Well, no, because you’re never going to get that, you know, that engine…
>>GALPIN: Yeah.>>NI-LEWIS: …into that size and make it
work efficiently, right?>>GALPIN: I think on mobile it’s always good
to–it’s always good when you can design something efficiently. You can always help the user’s
battery life. You know, we–you know, sometimes the reason why people stop playing mobile
games is like, “This game is sucking away all of my battery.” And, you know, so being
more efficient is always better. Now, that being said, you know, we are getting to a
point in which certain kinds of optimizations aren’t as important.
>>NI-LEWIS: Yes.>>GALPIN: And for a lot of games. I mean
there’s…>>NI-LEWIS: Very sure.
>>GALPIN: There’s a lot–there’s a whole series of games that just doesn’t have to
care about certain things. But memory is always an important resource. We have a lot of devices
that have, you know, different sizes of VMs, different sizes of actual physical memory
in different amount of stuff that’s running on top of them. So it’s always good to be
resource sensitive…>>NI-LEWIS: Uh-hmm.
>>GALPIN: …on this resource constraints…>>NI-LEWIS: But there are tradeoffs, you
know. I mean…>>GALPIN: Yeah.
>>NI-LEWIS: …sometimes you can–you can trade memory for greater CPU.
>>GALPIN: Absolutely.>>NI-LEWIS: That’s less the case than it–than
it used to be. CPUs have really gotten faster, memory buses have quite kept up…
>>GALPIN: Well, I mean we can–we can–we could make cars more sufficient today. We
could build them out of titanium.>>NI-LEWIS: Uh-hmm.
>>GALPIN: But the problem is it would be really, really, really, expensive and no one
would but them. So, you know, you…>>NI-LEWIS: Except for you. I think–don’t
you have titanium car now?>>GALPIN: No, I don’t. But that sounds like
a brilliant idea.>>NI-LEWIS: Right. I’m mixing you up with
Sergey.>>GALPIN: Exactly. Yeah, I know. People do
that. It’s the beard.>>NI-LEWIS: Oh, that same thing, yeah. He
owns a titanium car.>>GALPIN: So, in any case, you know, so I
mean there’s a point in which obviously you’re–what I’m saying is that in terms of efficiency,
there is a point in which you want to–you have to stop and say, “Look, it’s just not
worth it.” We’ve hit the 95 percentile of what, you know, what we’re going to get.

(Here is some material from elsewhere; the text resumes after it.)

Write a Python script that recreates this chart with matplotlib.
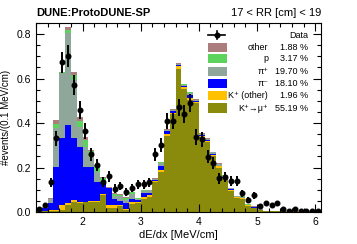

>>NI-LEWIS: Uh-hmm.>>GALPIN: But I think that, you know, especially
in mobile it’s a–forced us to relook at efficiency and say, “You know, this is really important
stuff,” which is fun because we love it to work Computer Scientists.
>>NI-LEWIS: Oh, yeah.>>GALPIN: And we love actually looking at
those kinds of problems.>>NI-LEWIS: Remember though that actually
speed is not as important as it once was. But smoothness is. So a lot of times, we’re
doing things that don’t actually increase the speed of the application. What they do
is they increase the responsiveness and make certain that the animations can play at 60
frames per second. So making something twice as fast isn’t hard. Making it consistently
60 FPS when you started out at 15 FPS or 30 FPS is often extremely difficult because…

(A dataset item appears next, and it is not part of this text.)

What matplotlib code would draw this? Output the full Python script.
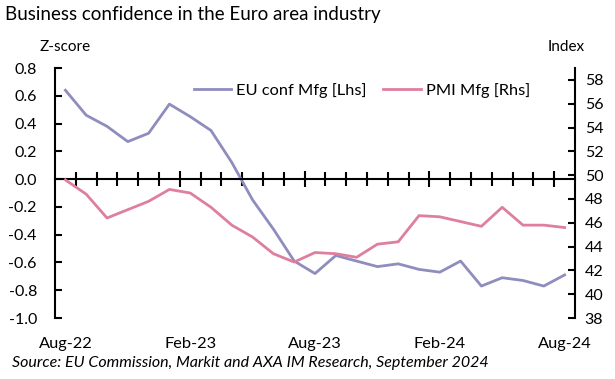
import numpy as np
import matplotlib.pyplot as plt
from matplotlib.ticker import FixedLocator
import matplotlib.transforms as mtransforms

plt.rcParams['font.family'] = ['Lato', 'DejaVu Sans']

months = ['Aug-22', 'Sep-22', 'Oct-22', 'Nov-22', 'Dec-22', 'Jan-23', 'Feb-23', 'Mar-23',
          'Apr-23', 'May-23', 'Jun-23', 'Jul-23', 'Aug-23', 'Sep-23', 'Oct-23', 'Nov-23',
          'Dec-23', 'Jan-24', 'Feb-24', 'Mar-24', 'Apr-24', 'May-24', 'Jun-24', 'Jul-24', 'Aug-24']
eu_conf = [0.64, 0.46, 0.38, 0.27, 0.33, 0.54, 0.45, 0.35, 0.12, -0.15, -0.36, -0.59, -0.68,
           -0.55, -0.59, -0.63, -0.61, -0.65, -0.67, -0.59, -0.77, -0.71, -0.73, -0.77, -0.69]
pmi = [49.6, 48.4, 46.4, 47.1, 47.8, 48.8, 48.5, 47.3, 45.8, 44.8, 43.4, 42.7, 43.5, 43.4,
       43.1, 44.2, 44.4, 46.6, 46.5, 46.1, 45.7, 47.3, 45.8, 45.8, 45.6]
label_months = ['Aug-22', 'Feb-23', 'Aug-23', 'Feb-24', 'Aug-24']
z_ticks = [-1.0, -0.8, -0.6, -0.4, -0.2, 0.0, 0.2, 0.4, 0.6, 0.8]
idx_ticks = [38, 40, 42, 44, 46, 48, 50, 52, 54, 56, 58]

x = np.arange(len(months))

fig = plt.figure(figsize=(6.15, 3.79), dpi=100)
ax = fig.add_axes([55/615, 1-318/379, 520/615, 250/379])
ax2 = ax.twinx()

l1, = ax.plot(x, eu_conf, color='#8E8DBE', lw=2.0, label='EU conf Mfg [Lhs]')
l2, = ax2.plot(x, pmi, color='#DF7FA0', lw=2.0, label='PMI Mfg [Rhs]')

ax.set_xlim(-0.5, len(months)-0.5)
ax.set_ylim(-1.0, 0.8)
ax2.set_ylim(38, 59)
ax.set_yticks(z_ticks)
ax.set_yticklabels([f'{abs(v):.1f}' if v == 0 else f'{v:.1f}' for v in z_ticks])
ax2.set_yticks(idx_ticks)

for a in (ax, ax2):
    a.spines['top'].set_visible(False)
ax.spines['right'].set_visible(False)
ax2.spines['bottom'].set_visible(False)
ax2.spines['left'].set_visible(False)
ax.spines['bottom'].set_position(('data', 0))
for s in ['left', 'bottom']:
    ax.spines[s].set_linewidth(1.5)
ax2.spines['right'].set_linewidth(1.5)

# category boundary ticks on the zero line
bounds = np.arange(-0.5, len(months), 1.0)
major = [b for b in bounds if (b + 0.5) % 6 == 0 and b > 0]
minor = [b for b in bounds if b not in major and -0.5 < b < len(months)-0.5]
ax.xaxis.set_major_locator(FixedLocator(major))
ax.xaxis.set_minor_locator(FixedLocator(minor))
ax.tick_params(axis='x', which='major', direction='inout', length=12, width=1.5, labelbottom=False)
ax.tick_params(axis='x', which='minor', direction='inout', length=10, width=1.5)
ax.tick_params(axis='y', direction='in', length=5, width=1.5, labelsize=11.5, pad=13)
ax2.tick_params(axis='y', direction='in', length=5, width=1.5, labelsize=11.5, pad=7)

trans = mtransforms.blended_transform_factory(ax.transData, ax.transAxes)
for m in label_months:
    ax.text(months.index(m), -0.075, m, transform=trans, ha='center', va='top', fontsize=11.8)

fig.text(0.008, 0.985, 'Business confidence in the Euro area industry', fontsize=13.5, va='top', ha='left')
fig.text(40/615, 1-47/379, 'Z-score', fontsize=11, va='center', ha='left')
fig.text(548/615, 1-47/379, 'Index', fontsize=11, va='center', ha='left')
fig.text(12/615, 1-363/379, 'Source: EU Commission, Markit and AXA IM Research, September 2024',
         fontsize=11.5, style='italic', va='center', ha='left')

ax.legend(handles=[l1, l2], loc='upper center', bbox_to_anchor=(0.59, 1.0), ncol=2, frameon=False,
          fontsize=11.8, handlelength=2.3, handletextpad=0.3, columnspacing=1.0)

fig.savefig('out.png', dpi=100)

>>GALPIN: Uh-hmm.>>NI-LEWIS: …especially if you’re trying
to make it consistent, consistent.>>GALPIN: Yeah. And again, if you’re trying
to, you know, one of the real challenges on Android is you’re trying to use a very small
amount of memory targeting a very high resolution screen and you are fighting the fact that
you’ve also have garbage collection going, that every once in a while that’s going to
take 20-30 milliseconds.>>NI-LEWIS: I love how a very small amount
of memory.>>GALPIN: Yeah, I know.
>>NI-LEWIS: And is–yeah.>>GALPIN: Yeah, like 64 megabytes of memory,
you know, is–which is…>>NI-LEWIS: Well, right–or, you know, I
mean if we have a gig or two gigs in a device, I mean that’s like…
>>GALPIN: Yeah.>>NI-LEWIS: …I’d use to dream of that.

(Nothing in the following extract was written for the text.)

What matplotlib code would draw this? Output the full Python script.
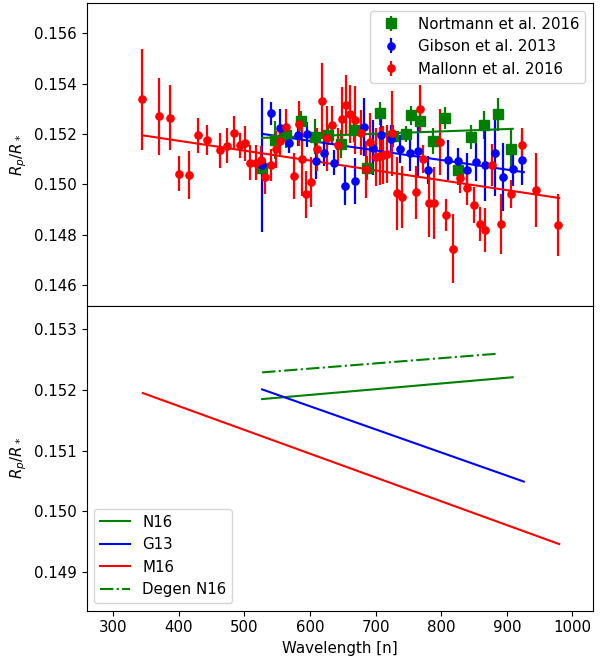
import matplotlib
matplotlib.use("Agg")
import matplotlib.pyplot as plt
import numpy as np

plt.rcParams["font.size"] = 10.8

# Mallonn et al. 2016
m16_wl = [344, 370, 386, 400, 415, 429, 443, 463, 473, 484, 493, 501, 509, 517, 525,
          532, 541, 548, 555, 564, 575, 583, 588, 594, 602, 610, 618, 626, 634, 642,
          649, 655, 661, 669, 677, 686, 692, 700, 706, 712, 717, 725, 732, 741, 761,
          768, 773, 781, 789, 798, 807, 818, 828, 839, 850, 859, 867, 878, 891, 906,
          924, 945, 978]
m16_rp = [0.15338, 0.15270, 0.15265, 0.15043, 0.15036, 0.15195, 0.15175, 0.15135,
          0.15154, 0.15203, 0.15156, 0.15163, 0.15087, 0.15087, 0.15096, 0.15030,
          0.15077, 0.15139, 0.15172, 0.15229, 0.15034, 0.15241, 0.15100, 0.14960,
          0.15010, 0.15139, 0.15331, 0.15183, 0.15236, 0.15155, 0.15262, 0.15315,
          0.15281, 0.15256, 0.15206, 0.15060, 0.15168, 0.15110, 0.15113, 0.15116,
          0.15120, 0.15203, 0.14965, 0.14950, 0.14968, 0.15301, 0.15102, 0.14925,
          0.14927, 0.15168, 0.14878, 0.14745, 0.15027, 0.14986, 0.14918, 0.14842,
          0.14820, 0.15076, 0.14842, 0.14961, 0.15156, 0.14977, 0.14840]
m16_err = [0.0020, 0.00154, 0.0013, 0.00071, 0.00095, 0.00069, 0.0006, 0.0007,
           0.0007, 0.00067, 0.0005, 0.0007, 0.00068, 0.00068, 0.00055, 0.0007,
           0.00065, 0.00073, 0.0006, 0.0007, 0.0009, 0.0009, 0.00145, 0.00095,
           0.0010, 0.00087, 0.0015, 0.0013, 0.00075, 0.0007, 0.00124, 0.0012,
           0.00115, 0.00135, 0.0009, 0.00113, 0.00115, 0.00115, 0.00115, 0.00115,
           0.00115, 0.0017, 0.00145, 0.00122, 0.00107, 0.00095, 0.00056, 0.00135,
           0.00143, 0.0013, 0.00065, 0.00137, 0.00063, 0.00067, 0.0007, 0.00068,
           0.00088, 0.00083, 0.0012, 0.00056, 0.0007, 0.00147, 0.00123]

# Gibson et al. 2013
g13_wl = [527, 540, 554, 568, 582, 595, 609, 622, 636, 654, 668, 682, 696, 709,
          724, 737, 752, 765, 780, 811, 825, 839, 853, 867, 882, 895, 909, 924]
g13_rp = [0.15076, 0.15282, 0.15223, 0.15163, 0.15195, 0.15199, 0.15093, 0.15123,
          0.15087, 0.14995, 0.15014, 0.15228, 0.15146, 0.15195, 0.15179, 0.15142,
          0.15123, 0.15133, 0.15057, 0.15096, 0.15093, 0.15056, 0.15090, 0.15077,
          0.15126, 0.15031, 0.15063, 0.15097]
g13_err = [0.00266, 0.00047, 0.00077, 0.0004, 0.00043, 0.0005, 0.0007, 0.0005,
           0.0005, 0.00076, 0.0009, 0.00115, 0.0011, 0.00095, 0.00056, 0.00056,
           0.0007, 0.001, 0.00056, 0.0008, 0.0005, 0.00067, 0.00075, 0.00143,
           0.0017, 0.00135, 0.0007, 0.001]

# Nortmann et al. 2016
n16_wl = [527, 546, 564, 587, 607, 627, 647, 667, 687, 707, 726, 747, 754, 767,
          787, 806, 826, 846, 866, 887, 906]
n16_rp = [0.15067, 0.15176, 0.15195, 0.15252, 0.15190, 0.15196, 0.15162, 0.15216,
          0.15065, 0.15282, 0.15192, 0.15199, 0.15274, 0.15253, 0.15173, 0.15263,
          0.15058, 0.15188, 0.15236, 0.15278, 0.15142]
n16_err = [0.0004, 0.00075, 0.0005, 0.0004, 0.0007, 0.0004, 0.00055, 0.00047,
           0.00047, 0.00044, 0.00044, 0.00032, 0.00036, 0.00032, 0.00053, 0.00044,
           0.0006, 0.00047, 0.00056, 0.00067, 0.00083]

# linear fits: (wl_start, wl_end), (rp_start, rp_end)
fit_n16 = ([527, 909], [0.15185, 0.15221])
fit_g13 = ([527, 926], [0.15201, 0.15049])
fit_m16 = ([345, 980], [0.15195, 0.14946])
fit_degen = ([527, 888], [0.15229, 0.15260])

fig = plt.figure(figsize=(6.07, 6.57), dpi=100)
ax1 = fig.add_axes([0.1428, 0.5342, 0.8336, 0.4612])
ax2 = fig.add_axes([0.1428, 0.0705, 0.8336, 0.4637], sharex=ax1)

ax1.errorbar(n16_wl, n16_rp, yerr=n16_err, fmt="s", color="green", ms=6.5,
             elinewidth=1.6, label="Nortmann et al. 2016")
ax1.errorbar(g13_wl, g13_rp, yerr=g13_err, fmt="o", color="blue", ms=5.2,
             elinewidth=1.6, label="Gibson et al. 2013")
ax1.errorbar(m16_wl, m16_rp, yerr=m16_err, fmt="o", color="red", ms=5.2,
             elinewidth=1.6, label="Mallonn et al. 2016")
ax1.plot(*fit_n16, color="green")
ax1.plot(*fit_g13, color="blue")
ax1.plot(*fit_m16, color="red")
ax1.set_ylim(0.145167, 0.15721)
ax1.set_yticks(np.arange(0.146, 0.1565, 0.002))
ax1.set_ylabel(r"$R_p/R_*$")
ax1.tick_params(labelbottom=False)
ax1.legend(loc="upper right")

ax2.plot(*fit_n16, color="green", label="N16")
ax2.plot(*fit_g13, color="blue", label="G13")
ax2.plot(*fit_m16, color="red", label="M16")
ax2.plot(*fit_degen, color="green", ls="-.", label="Degen N16")
ax2.set_ylim(0.148362, 0.153384)
ax2.set_yticks([0.149, 0.150, 0.151, 0.152, 0.153])
ax2.set_xlim(259.5, 1031)
ax2.set_xticks([300, 400, 500, 600, 700, 800, 900, 1000])
ax2.set_xlabel("Wavelength [n]")
ax2.set_ylabel(r"$R_p/R_*$")
ax2.legend(loc="lower left")

fig.savefig("out.png", dpi=100)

>>GALPIN: Well, exactly. I mean I actually–I actually remember that 16 megabytes memory
for a [INDISTINCT] or for a computer was just something beyond like that was what professional
photo workstations had and that was like $5,000…>>NI-LEWIS: Oh, yeah, exactly.
>>GALPIN: …worth of memory.>>NI-LEWIS: Exactly.
>>GALPIN: The fact that we have that for a process–so, you know, it’s always going
to take things into consideration. That’s what I mean when I talk about quality, you
know, the quality keeps going up. We keep finding ways of using those computing resource.
So I think that we’re not going to be at a time anytime soon. Maybe 20-30 years out,
we’re going to be able to say, “Yeah, you know, we don’t need to worry about this.”
But I think that for–we still have a pretty long cycle before that stuff becomes unimportant.
>>NI-LEWIS: Yup.>>GALPIN: All right. I think–I think–is
there anything else exciting?>>NI-LEWIS: Anything else on the screen that’s
just really knocking you out? No?>>GALPIN: No. All right.
>>NI-LEWIS: All right.>>GALPIN: Well, thank you for joining us.
As always, vote stuff up in the moderator page. Let us know what you’re playing. Let
us know what you want us to talk about. We’re going to try mix up the format of the show
a little. We’ve got some exciting stuff coming on as soon as we get some sleep. So, thank
you once again for joining us and our friends over at [INDISTINCT]. It was actually getting
a fan for providing this delicious IPA that we’re drinking now.
>>NI-LEWIS: All right. God bless us everyone. Little Android play us up.
>>GALPIN: God Bless us everyone. Here we are.